“A whole economy and countless legends lie locked from view inside those rustic cliffs.” – Oliver Towne
According to the boast, it was the mushroom capital of the Midwest. “Mushroom Valley” was the informal name for several miles of the Mississippi River gorge in St. Paul, including what are now Plato, Water, and Joy Streets. The mushrooms were grown in the more than 50 caves dug out of the soft St. Peter Sandstone bluffs. Although called caves, they were man-made, often beginning as silica (sand) mines and later used for various purposes. One cave operated by the Becker Sand & Mushroom Company was the largest of all with 35-foot ceilings and nearly a mile of passages. Its wonderful hybrid name epitomized the valley and the multiple uses of the caves found there. Other uses included the aging of blue cheese, lagering, storage, and even nightclubs.
Interviewed by newspaper columnist Gareth Hiebert (“Oliver Towne”) in 1962, the St. Paul mushroom farmers said their predecessors began the local industry in the 1880s. The original mushroom farmers were said to be Frenchmen who “had seen mushrooms growing in the caves under the sewers of Paris.” Germans and Italians soon joined the mix.
An article in the St. Paul Pioneer Press, May 27, 1923, by Jay W. Ludden, offers a unique glimpse of mushroom farming in its heyday. Ludden was awed by the sheer size of St. Paul’s mushroom caves. “These caverns have cathedral-like arches, and looking into them through the dusk that conceals details and accentuates the big lines, one is reminded of etchings of the interiors of medieval temples. This impression is strengthened when at the distant end of the cave the workmen’s lamps give light as from an altar.” But Ludden reported wars among the mushroom farmers. In one nasty case, a mushroom cave was prevented from expanding further into the sandstone by another mushroom cave that had burrowed completely around it.
Further changes since Ludden’s day improved the lot of mushroom farmers, at least for a while. The adoption of the “tray system” in the 1930s was a big step forward in controlling mushroom pests and replaced the old “floor bed” method of growing mushrooms directly on the fertilized soil of the cave floor. Indeed, remains of these wooden trays are the chief artifact of former mushroom caves in St. Paul.
The mushroom caves were considered for bomb shelters during World War II, even before the Pearl Harbor attack. In the early 1960s, they were surveyed by TKDA, a local engineering firm, for suitability as fallout shelters. This survey produced the only maps we have today. Generalizing from the TKDA survey, the typical cave is a straight, horizontal passage about 150 feet long but often connected by cross-cuts to similar caves on either side, creating mazes with multiple entrances.

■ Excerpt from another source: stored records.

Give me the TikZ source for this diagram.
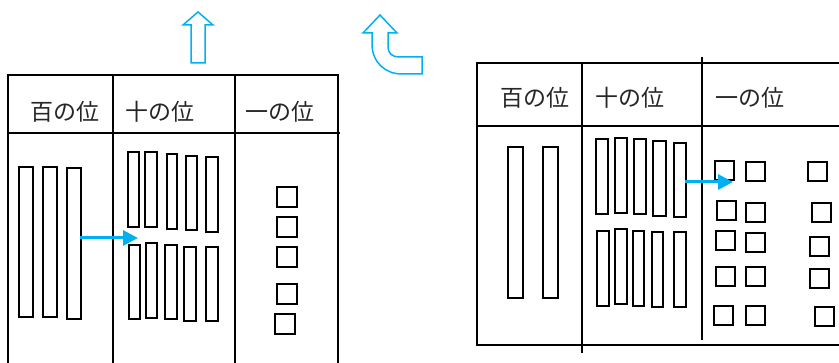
\documentclass[tikz,border=0pt]{standalone}
\usepackage{fontspec}
\newfontfamily\jp{Noto Sans CJK JP}
\usepackage{tikz}
\usetikzlibrary{arrows.meta}
\definecolor{arrowblue}{RGB}{0,176,240}

\begin{document}
\begin{tikzpicture}[x=1pt,y=-1pt]

\tikzstyle{every node}=[font=\jp\fontsize{23}{23}\selectfont, inner sep=0pt, text=black!85]
\tikzstyle{rule}=[line width=1.6pt]
\tikzstyle{piece}=[line width=1.4pt]
\tikzstyle{move}=[arrowblue, line width=3pt, -{Triangle[length=15pt,width=15pt]}]
\tikzstyle{bigarrow}=[arrowblue, line width=1.5pt, line join=miter]

\useasboundingbox (0,0) rectangle (839,363);

% left table
\draw[rule] (8,363) -- (8,75) -- (338,75) -- (338,363);
\draw[rule] (113,75) -- (113,363);
\draw[rule] (235,75) -- (235,363);
\draw[rule] (8,133) -- (340,133);

\node (lh) at (65,112) {百の位};
\node (lt) at (160,112) {十の位};
\node (lo) at (280,112) {一の位};

% hundreds
\foreach \xa/\xb/\ya/\yb in {19/33/167/317, 43/57/167/317, 67/81/168/319}
  \draw[piece] (\xa,\ya) rectangle (\xb,\yb);

% tens
\foreach \xa/\xb/\ya/\yb in {128/139/152/227, 145/157/152/227, 167/177/154/229,
    186/197/156/230, 206/218/157/232, 129/140/245/319, 146/157/243/318,
    165/177/245/319, 184/196/247/321, 206/218/247/321}
  \draw[piece] (\xa,\ya) rectangle (\xb,\yb);

% ones
\foreach \xa/\ya in {277/187, 277/217, 277/247, 277/284, 275/314}
  \draw[piece] (\xa,\ya) rectangle ++(20,20);

\coordinate (a1s) at (80,238);
\coordinate (a1e) at (138,238);
\draw[move] (a1s) -- (a1e);

% right table
\draw[rule] (839,63) -- (477,63) -- (477,345) -- (839,345);
\draw[rule] (582,63) -- (582,353);
\draw[rule] (702,57) -- (702,340);
\draw[rule] (477,126) -- (839,126);

\node (rh) at (535,98) {百の位};
\node (rt) at (630,98) {十の位};
\node (ro) at (750,98) {一の位};

% hundreds
\foreach \xa/\xb in {508/523, 543/558}
  \draw[piece] (\xa,147) rectangle (\xb,298);

% tens
\foreach \xa/\xb/\ya/\yb in {596/608/139/214, 615/627/138/213, 634/646/139/214,
    653/666/141/216, 674/686/143/217, 597/609/231/306, 615/627/229/304,
    633/644/231/306, 652/663/232/307, 674/686/232/307}
  \draw[piece] (\xa,\ya) rectangle (\xb,\yb);

% ones
\foreach \xa/\ya in {715/161, 717/201, 716/231, 716/267, 714/306,
    746/162, 746/203, 746/233, 746/267, 746/306,
    808/162, 812/203, 810/237, 810/269, 815/307}
  \draw[piece] (\xa,\ya) rectangle ++(19,19);

\coordinate (a2s) at (685,182);
\coordinate (a2e) at (733,182);
\draw[move] (a2s) -- (a2e);

% up arrow
\draw[bigarrow] (191,63) -- (191,25) -- (183,25) -- (198,12) -- (213,25)
  -- (205,25) -- (205,63) -- cycle;

% turn arrow
\draw[bigarrow] (372,33) -- (372,44) .. controls (372,62) and (385,74) .. (402,74)
  -- (422,74) -- (422,57) -- (399,57) .. controls (392,57) and (388,53) .. (388,47)
  -- (388,33) -- (397,33) -- (380,15) -- (363,33) -- cycle;

\end{tikzpicture}
\end{document}
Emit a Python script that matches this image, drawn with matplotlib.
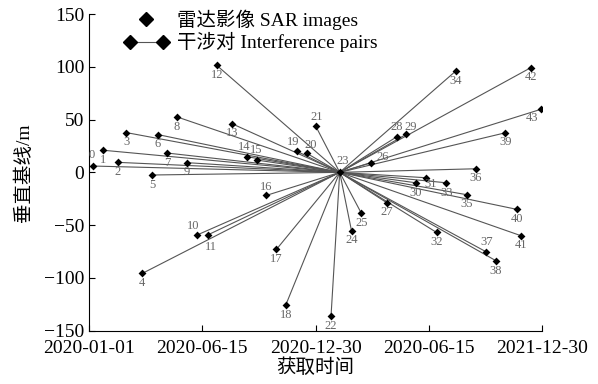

Changing circumstances over the years proved difficult for the urban mushroom industry. An article, “Mushroom Farming is Family Tradition,” in the Pioneer Press, March 28, 1976, paints a portrait of Mushroom Valley in its final days. “Mushroom growing,” according to one of the farmers, “remains hard and backbreaking work because some things simply cannot be mechanized, including the picking of mushrooms.” Another problem was the replacement of horses by automobiles, eliminating the farmer’s ready access to cheap horse manure, which was used as the growing medium. Indeed, William Lehmann, known as the “Mushroom King,” had already relocated his Mushroom Valley operation to “the world-renowned cement-block caves of Lake Elmo” in 1965. The rural setting made for lower manure expenses than the heart of the city. The last farmers were forced to vacate Mushroom Valley in the 1980s during the creation ofHarriet Island-Lilydale Regional Park. Thus ended a century of production in Mushroom Valley.
Another food industry thrived in the valley alongside the mushrooms. A newspaper reported that Willes Barnes Combs, Professor of Dairy Industry at the University of Minnesota, “found that Roquefort conditions are approximated in the sandstone caves along the Mississippi in the Twin Cities area.” St. Paul’s caves, according to Combs, were “the only caves in this country where temperature and humidity are similar to those in France.” A crucial problem was to hold the temperature low while maintaining high humidity, a seemingly paradoxical combination.